• [Set problem] Each line holding the word "that" counts once; give the total and nothing more.

• [Provided data]
***

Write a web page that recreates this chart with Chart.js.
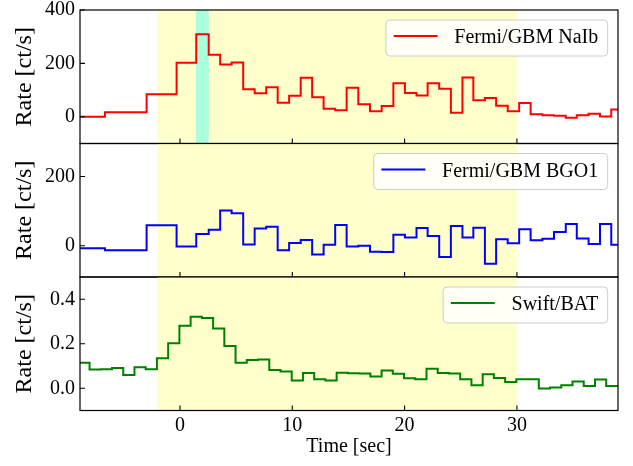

***

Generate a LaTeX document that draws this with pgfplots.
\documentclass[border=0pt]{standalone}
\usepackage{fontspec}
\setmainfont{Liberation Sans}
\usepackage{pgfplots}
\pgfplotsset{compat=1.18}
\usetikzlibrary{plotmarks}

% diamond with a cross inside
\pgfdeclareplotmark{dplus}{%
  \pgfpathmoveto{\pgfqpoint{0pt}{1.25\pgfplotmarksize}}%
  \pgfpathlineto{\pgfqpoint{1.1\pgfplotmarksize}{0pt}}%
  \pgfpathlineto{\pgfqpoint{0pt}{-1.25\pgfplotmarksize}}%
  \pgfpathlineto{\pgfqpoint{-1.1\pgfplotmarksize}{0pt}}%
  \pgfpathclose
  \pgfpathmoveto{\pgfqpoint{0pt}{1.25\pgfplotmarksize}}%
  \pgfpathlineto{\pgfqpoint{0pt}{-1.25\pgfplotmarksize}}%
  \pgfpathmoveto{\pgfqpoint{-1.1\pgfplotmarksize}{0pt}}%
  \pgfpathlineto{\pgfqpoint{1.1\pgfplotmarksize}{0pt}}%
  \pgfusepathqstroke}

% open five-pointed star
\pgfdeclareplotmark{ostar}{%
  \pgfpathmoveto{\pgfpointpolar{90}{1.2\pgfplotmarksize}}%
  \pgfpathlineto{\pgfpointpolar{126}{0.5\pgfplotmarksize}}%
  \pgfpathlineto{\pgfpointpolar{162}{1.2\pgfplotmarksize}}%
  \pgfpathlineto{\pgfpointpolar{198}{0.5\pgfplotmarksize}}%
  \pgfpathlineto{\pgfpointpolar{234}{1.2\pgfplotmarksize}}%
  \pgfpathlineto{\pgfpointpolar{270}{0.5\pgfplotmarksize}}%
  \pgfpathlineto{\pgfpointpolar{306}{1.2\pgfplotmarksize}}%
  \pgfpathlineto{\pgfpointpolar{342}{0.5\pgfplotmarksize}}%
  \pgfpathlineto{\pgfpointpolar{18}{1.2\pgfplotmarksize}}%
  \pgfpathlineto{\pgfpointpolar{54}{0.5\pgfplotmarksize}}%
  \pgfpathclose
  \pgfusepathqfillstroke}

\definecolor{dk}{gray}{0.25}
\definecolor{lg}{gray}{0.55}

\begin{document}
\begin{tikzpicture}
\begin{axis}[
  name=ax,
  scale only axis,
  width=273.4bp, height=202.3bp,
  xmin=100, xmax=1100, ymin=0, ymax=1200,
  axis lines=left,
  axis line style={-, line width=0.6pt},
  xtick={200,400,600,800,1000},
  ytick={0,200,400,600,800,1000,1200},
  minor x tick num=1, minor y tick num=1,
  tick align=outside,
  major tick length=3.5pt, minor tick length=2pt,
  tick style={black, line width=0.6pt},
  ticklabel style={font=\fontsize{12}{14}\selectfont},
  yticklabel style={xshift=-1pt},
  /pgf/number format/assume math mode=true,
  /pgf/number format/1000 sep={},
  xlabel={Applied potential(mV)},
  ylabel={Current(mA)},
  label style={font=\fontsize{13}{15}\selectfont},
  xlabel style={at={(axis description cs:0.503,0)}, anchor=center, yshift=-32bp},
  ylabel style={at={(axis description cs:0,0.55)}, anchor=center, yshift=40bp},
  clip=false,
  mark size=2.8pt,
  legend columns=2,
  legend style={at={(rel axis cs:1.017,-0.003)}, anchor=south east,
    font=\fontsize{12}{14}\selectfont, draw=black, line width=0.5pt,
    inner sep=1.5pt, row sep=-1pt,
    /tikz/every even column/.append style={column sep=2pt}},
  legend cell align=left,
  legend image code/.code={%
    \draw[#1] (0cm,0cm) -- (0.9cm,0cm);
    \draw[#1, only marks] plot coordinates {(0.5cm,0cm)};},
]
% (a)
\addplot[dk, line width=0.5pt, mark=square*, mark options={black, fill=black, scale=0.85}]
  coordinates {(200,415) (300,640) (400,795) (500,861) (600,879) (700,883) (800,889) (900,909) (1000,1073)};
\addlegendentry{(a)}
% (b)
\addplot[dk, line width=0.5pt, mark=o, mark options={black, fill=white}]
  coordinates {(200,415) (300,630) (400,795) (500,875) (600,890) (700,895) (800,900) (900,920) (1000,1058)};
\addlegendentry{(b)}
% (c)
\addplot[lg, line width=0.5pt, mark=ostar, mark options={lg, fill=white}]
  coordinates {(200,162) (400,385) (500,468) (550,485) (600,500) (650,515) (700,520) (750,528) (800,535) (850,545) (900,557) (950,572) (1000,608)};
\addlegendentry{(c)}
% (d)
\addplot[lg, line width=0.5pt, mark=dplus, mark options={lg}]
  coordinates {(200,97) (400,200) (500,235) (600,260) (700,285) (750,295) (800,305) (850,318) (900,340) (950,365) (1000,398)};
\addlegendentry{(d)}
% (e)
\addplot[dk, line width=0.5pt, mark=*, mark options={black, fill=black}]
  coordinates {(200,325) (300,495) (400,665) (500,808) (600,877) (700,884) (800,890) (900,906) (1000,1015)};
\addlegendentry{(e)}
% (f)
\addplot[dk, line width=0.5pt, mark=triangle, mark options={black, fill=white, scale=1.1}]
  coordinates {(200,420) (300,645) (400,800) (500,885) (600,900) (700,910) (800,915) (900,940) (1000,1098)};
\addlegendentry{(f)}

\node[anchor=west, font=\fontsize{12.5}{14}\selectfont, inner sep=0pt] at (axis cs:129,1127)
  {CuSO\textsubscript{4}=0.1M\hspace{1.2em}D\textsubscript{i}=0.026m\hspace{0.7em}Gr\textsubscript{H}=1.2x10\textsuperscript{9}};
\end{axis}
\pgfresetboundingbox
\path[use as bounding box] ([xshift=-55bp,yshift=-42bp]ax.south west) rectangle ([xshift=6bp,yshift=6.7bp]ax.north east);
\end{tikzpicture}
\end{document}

***

• [Right answer] 2